Supplied information:
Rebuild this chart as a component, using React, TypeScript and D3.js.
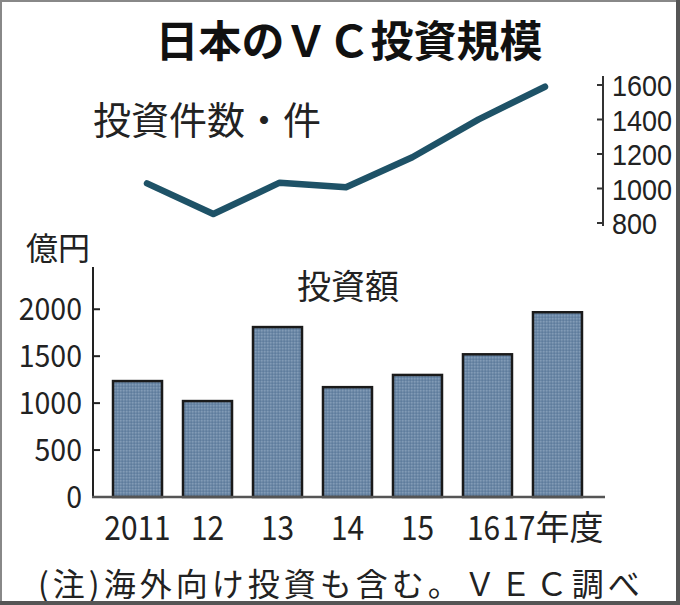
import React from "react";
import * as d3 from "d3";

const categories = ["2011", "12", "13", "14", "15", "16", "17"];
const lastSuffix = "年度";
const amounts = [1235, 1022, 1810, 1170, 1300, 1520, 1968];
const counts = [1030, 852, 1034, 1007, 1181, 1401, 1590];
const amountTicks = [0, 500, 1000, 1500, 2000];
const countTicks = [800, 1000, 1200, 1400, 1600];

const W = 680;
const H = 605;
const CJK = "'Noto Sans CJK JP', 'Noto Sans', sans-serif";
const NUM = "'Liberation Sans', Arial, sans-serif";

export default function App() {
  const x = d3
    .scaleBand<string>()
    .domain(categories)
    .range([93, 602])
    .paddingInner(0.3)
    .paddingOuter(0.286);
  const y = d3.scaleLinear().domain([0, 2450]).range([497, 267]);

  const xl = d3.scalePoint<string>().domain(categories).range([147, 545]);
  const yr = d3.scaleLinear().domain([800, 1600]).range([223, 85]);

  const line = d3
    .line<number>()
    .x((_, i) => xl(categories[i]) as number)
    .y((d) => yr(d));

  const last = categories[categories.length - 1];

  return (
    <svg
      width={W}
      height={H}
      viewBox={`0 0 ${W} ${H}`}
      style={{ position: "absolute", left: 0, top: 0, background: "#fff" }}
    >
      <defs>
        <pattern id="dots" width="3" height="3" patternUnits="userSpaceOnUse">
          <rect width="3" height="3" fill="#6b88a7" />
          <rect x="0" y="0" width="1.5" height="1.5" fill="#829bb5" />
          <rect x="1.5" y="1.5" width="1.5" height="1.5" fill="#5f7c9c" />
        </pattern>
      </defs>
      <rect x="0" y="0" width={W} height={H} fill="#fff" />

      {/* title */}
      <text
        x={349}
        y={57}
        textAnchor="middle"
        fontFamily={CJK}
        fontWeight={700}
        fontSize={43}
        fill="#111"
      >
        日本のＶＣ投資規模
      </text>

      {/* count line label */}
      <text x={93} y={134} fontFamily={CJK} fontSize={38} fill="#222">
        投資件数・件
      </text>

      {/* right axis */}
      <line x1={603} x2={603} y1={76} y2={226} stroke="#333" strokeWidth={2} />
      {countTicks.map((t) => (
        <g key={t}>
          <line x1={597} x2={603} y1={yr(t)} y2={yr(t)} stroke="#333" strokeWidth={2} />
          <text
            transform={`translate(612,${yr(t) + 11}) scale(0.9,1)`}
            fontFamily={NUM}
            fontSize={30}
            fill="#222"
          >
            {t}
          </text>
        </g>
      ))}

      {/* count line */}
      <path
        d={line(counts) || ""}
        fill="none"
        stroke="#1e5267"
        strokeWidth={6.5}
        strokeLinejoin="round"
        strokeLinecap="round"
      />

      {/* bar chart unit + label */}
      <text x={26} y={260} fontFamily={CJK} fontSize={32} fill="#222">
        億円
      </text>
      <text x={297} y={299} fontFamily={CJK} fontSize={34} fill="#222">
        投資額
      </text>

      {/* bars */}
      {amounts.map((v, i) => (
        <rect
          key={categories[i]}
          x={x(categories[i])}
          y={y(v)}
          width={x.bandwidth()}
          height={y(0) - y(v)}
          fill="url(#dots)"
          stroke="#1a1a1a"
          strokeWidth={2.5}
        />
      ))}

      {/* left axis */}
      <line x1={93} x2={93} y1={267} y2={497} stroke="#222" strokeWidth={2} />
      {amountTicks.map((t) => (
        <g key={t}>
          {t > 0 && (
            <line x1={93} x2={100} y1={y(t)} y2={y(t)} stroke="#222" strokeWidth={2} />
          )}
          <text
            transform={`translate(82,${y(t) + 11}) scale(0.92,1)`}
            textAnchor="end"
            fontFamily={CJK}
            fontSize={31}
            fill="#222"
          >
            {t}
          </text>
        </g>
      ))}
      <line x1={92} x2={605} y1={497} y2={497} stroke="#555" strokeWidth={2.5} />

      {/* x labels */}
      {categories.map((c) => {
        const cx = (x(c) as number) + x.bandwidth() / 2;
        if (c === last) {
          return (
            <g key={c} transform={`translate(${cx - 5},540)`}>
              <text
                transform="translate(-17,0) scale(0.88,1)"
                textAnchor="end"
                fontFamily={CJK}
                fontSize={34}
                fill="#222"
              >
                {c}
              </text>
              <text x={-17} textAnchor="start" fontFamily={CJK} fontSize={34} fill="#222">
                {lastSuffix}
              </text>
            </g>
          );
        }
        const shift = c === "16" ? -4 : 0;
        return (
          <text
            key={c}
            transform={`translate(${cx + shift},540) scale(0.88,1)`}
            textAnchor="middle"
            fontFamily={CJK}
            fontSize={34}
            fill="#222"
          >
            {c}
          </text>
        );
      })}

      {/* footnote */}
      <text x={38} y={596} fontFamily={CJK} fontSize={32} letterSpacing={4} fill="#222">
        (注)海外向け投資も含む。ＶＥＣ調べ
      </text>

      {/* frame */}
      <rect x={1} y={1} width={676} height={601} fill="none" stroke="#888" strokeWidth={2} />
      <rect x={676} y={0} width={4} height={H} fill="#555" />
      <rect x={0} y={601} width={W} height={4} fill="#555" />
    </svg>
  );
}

Task statement:
Without the pictures, return the listing above from its first line through the line that has "const countTicks = [800, 1000, 1200, 1400, 1600];".

Task solution:
Rebuild this chart as a component, using React, TypeScript and D3.js.
import React from "react";
import * as d3 from "d3";

const categories = ["2011", "12", "13", "14", "15", "16", "17"];
const lastSuffix = "年度";
const amounts = [1235, 1022, 1810, 1170, 1300, 1520, 1968];
const counts = [1030, 852, 1034, 1007, 1181, 1401, 1590];
const amountTicks = [0, 500, 1000, 1500, 2000];
const countTicks = [800, 1000, 1200, 1400, 1600];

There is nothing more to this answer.